Cardiac toxicity evaluation

ECGs were measured using a Cardiofax ECG 9620 electrocardiograph (Nihon Kohden Europe). Heart tissue for histopathology was collected at the end of the study and embedded in paraffin, sectioned, mounted on glass slides, stained with hematoxylin and eosin and evaluated histopathologically by a board-certified veterinary pathologist blinded to treatment groups.

For the troponin I assay, supernatants (50 μl per well) were collected from each well of the 96-well plates in culture and were immediately frozen at −80 °C. On the day of the assay, the supernatant samples were thawed at room temperature and were used to perform the troponin I AlphaLISA assay (PerkinElmer, cat. no. CUSM86458000EASBR1) according to the manufacturer’s instructions. The standard curve of the assay was generated using a nonlinear regression 4-PL sigmoidal curve fit and the LLOD (lower level of detection) was calculated at 1.8 pg ml−1 cTnI. Positive control and test samples with a notable cardiotoxic effect (exceeding the 1,000 pg ml−1 threshold value) were found within the dynamic range of the assay.

In vivo efficacy and assays

BRD-810 efficacy was tested in xenograft models of multiple myeloma (MOLP-8 and AMO-1), DLBCL (SUD-HL-10), liver cancer (SNU398), lung cancer (A-427) and AML (THP-1). Human tumor cells (5–10 × 106 suspended in Matrigel) of the respective cancer type were injected subcutaneously into 6–8-week-old immunocompromised mice (female CB17/SCID mice (C.B-Igh-1b/IcrTac-Prkdcscid), Taconic). Once the primary tumor growth was established (>30 mm2) animals were randomized and assigned to study groups. Animals received intravenous treatment with BRD-810 at the indicated doses and schedules or vehicle control. The treatment response to BRD-810 versus control groups was assessed by a determination of tumor area using a caliper. Animals were killed once they were close to reaching the maximum bearable tumor size of 250 mm2. The tumor size was not exceeded. The principles of such xenograft studies were previously summarized67.

For in vivo caspase 3 measurements in the MOLP-8 model, tumors were sampled from mice at different time points following a single intravenous dose of BRD-810 and protein was extracted. Western blot analysis was performed using human-specific antibodies for total caspase 3 (Cell Signaling Technology, clone 3G2, cat. no. 9668; 1:1,000) and cleaved caspase 3 (Abcam, clone E83-77, cat. no. ab32042; 1:1,000). Western blot bands were quantified using densitometric analysis.

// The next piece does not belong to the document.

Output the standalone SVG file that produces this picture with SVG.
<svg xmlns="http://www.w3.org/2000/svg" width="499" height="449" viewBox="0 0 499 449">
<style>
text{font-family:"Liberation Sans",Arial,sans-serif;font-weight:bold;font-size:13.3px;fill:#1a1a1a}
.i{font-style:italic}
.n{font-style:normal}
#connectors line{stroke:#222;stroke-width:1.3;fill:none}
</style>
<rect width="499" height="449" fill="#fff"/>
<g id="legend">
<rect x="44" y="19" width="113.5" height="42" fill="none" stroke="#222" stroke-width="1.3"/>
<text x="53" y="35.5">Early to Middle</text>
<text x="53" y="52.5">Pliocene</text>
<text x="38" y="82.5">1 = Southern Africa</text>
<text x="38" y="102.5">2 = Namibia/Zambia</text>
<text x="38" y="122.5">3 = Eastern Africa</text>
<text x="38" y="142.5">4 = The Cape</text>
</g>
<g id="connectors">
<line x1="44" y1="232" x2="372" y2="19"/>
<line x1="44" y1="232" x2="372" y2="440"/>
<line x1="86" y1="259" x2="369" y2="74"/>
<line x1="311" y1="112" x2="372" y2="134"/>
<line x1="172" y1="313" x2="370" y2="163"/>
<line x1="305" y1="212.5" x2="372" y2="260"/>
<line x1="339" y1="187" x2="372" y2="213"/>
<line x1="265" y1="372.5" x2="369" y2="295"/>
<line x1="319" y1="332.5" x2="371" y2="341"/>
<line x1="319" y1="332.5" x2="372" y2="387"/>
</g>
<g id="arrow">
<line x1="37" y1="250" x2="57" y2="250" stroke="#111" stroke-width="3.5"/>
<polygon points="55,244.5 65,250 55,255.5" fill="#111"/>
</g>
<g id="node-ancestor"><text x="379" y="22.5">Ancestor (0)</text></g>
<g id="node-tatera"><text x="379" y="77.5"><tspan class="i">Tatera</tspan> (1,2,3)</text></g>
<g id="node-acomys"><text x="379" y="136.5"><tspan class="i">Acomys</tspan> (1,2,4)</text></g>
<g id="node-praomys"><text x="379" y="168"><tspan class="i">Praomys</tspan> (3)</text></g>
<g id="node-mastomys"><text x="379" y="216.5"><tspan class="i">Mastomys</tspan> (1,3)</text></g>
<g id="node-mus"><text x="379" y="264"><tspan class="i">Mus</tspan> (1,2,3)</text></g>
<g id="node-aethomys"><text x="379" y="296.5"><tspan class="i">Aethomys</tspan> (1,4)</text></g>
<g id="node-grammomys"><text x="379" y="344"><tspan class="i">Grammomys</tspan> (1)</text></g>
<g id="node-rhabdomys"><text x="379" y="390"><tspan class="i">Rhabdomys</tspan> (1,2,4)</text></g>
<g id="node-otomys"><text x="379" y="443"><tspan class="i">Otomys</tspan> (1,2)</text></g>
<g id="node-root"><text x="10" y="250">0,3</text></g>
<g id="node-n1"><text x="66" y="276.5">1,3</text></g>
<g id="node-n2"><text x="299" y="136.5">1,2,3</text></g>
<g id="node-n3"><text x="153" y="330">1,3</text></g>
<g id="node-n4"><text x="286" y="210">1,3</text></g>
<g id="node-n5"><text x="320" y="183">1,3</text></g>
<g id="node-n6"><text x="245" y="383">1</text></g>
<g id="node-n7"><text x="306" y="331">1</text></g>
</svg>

Statistics and reproducibility

No statistical methods were used to predetermine sample sizes but our sample sizes are similar to those reported in previous publications41,55. Sample sizes for dog studies were chosen according to the FDA International Council for Harmonization of Technical Requirements for Pharmaceuticals for Human Use S9 guideline. In vitro experiments were performed with at least three biological replicates and repeated in independent experiments. All attempts at replication were successful. For in vivo studies, mice were randomized according to the ‘tumor size matched distribution’ method before the start of treatment to ensure that each group started with an approximately equal mean tumor size. Male and female beagle dogs were randomized separately to achieve similar group mean body weights while ensuring that litter mates were homogeneously distributed across all groups where possible. The person performing histopathology analyses was blinded to the study. The persons performing the in vivo mice studies were blinded to the expected outcome and mode of action of the compounds tested. For all other studies, data collection and analysis were not performed blind to the conditions of the experiments. No data were excluded from the analyses. Statistics were performed on values from independent experiments. All statistical calculations were performed with GraphPad Prism 10. Data distribution was assumed to be normal but this was not formally tested. Error bars represent the s.d. Box plots are shown with the median and quartiles as described in the figure legends.

Reporting summary

Further information on research design is available in the Nature Portfolio Reporting Summary linked to this article.